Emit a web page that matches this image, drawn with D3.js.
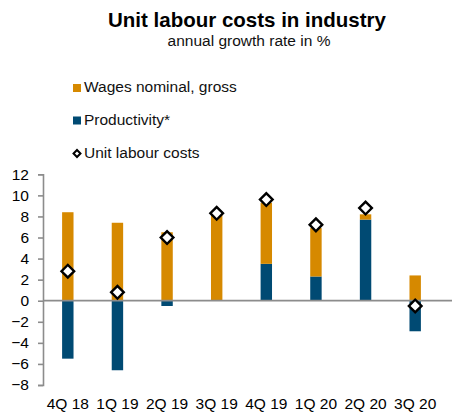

* * *

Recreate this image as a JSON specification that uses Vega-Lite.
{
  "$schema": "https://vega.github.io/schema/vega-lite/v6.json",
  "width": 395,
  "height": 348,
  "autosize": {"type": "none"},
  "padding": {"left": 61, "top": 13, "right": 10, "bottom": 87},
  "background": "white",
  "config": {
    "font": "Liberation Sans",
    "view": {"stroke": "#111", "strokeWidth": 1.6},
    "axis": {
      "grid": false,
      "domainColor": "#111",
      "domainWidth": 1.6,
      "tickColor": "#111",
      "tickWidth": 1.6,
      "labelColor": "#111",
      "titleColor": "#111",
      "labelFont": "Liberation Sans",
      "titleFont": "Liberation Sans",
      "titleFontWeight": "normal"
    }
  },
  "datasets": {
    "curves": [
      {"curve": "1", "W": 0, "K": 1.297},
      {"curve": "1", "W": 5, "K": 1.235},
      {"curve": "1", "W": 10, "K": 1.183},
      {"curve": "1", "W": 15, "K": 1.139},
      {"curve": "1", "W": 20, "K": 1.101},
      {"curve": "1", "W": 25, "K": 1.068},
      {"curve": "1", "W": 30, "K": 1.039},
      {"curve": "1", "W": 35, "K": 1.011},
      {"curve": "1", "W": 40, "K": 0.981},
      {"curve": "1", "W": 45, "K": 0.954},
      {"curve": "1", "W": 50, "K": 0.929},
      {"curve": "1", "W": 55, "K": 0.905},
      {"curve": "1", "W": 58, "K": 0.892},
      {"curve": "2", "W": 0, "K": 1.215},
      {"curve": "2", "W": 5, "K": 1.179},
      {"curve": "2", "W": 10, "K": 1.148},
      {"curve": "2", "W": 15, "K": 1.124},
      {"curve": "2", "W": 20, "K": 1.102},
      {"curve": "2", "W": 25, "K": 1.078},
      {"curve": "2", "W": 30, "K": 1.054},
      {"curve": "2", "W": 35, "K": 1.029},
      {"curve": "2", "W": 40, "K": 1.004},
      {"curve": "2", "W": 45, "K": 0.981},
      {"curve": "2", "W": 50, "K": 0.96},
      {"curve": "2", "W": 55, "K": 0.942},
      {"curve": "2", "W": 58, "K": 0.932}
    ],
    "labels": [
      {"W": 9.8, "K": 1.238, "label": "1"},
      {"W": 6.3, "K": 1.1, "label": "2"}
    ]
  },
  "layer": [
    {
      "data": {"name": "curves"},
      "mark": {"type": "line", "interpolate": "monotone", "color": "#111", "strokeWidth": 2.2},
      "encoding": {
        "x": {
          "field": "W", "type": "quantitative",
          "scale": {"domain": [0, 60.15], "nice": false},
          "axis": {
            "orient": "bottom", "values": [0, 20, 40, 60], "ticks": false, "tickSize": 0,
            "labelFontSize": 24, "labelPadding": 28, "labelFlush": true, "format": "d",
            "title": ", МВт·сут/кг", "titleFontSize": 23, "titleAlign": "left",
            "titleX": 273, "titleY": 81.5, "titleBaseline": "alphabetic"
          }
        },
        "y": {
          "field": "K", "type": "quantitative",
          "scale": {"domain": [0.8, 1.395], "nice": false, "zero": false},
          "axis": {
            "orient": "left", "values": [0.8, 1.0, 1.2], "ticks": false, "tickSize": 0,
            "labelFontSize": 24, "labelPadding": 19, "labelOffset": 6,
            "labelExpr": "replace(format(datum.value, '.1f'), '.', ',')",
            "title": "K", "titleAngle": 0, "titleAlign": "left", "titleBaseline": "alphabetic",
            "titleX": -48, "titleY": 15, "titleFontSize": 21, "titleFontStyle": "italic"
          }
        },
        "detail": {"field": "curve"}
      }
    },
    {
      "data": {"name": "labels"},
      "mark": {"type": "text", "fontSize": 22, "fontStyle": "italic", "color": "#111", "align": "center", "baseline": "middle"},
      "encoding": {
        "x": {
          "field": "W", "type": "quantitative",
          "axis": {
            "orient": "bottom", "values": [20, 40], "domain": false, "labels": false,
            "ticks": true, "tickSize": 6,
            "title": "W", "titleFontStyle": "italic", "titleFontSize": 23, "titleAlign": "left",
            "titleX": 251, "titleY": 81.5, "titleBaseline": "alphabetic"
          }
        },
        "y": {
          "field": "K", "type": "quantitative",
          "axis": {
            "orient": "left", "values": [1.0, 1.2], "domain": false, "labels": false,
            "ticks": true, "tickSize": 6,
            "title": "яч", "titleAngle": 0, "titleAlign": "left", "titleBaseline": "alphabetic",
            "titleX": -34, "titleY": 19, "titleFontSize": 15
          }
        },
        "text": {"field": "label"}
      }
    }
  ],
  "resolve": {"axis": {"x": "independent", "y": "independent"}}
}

* * *

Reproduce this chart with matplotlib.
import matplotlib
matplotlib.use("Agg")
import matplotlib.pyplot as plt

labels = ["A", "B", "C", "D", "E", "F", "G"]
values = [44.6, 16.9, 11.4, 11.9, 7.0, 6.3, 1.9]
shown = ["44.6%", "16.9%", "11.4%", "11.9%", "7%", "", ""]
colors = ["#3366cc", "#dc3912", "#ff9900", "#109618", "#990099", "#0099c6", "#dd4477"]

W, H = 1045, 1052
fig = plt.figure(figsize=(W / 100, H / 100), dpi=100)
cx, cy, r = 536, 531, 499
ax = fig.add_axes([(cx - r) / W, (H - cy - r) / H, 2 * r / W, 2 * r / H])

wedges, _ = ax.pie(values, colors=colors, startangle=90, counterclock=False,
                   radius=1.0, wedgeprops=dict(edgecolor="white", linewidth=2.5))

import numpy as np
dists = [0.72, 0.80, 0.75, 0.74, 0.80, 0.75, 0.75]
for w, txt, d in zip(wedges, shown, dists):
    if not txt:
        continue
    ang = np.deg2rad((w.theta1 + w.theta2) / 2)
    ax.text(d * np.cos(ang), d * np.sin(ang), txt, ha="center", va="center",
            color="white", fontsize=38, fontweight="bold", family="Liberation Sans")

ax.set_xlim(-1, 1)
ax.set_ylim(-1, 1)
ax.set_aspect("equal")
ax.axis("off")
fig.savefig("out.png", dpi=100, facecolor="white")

▸ Requirements
Some lines of the data may hold the word "this". Say how many do, with nothing else.

▸ Full answer
3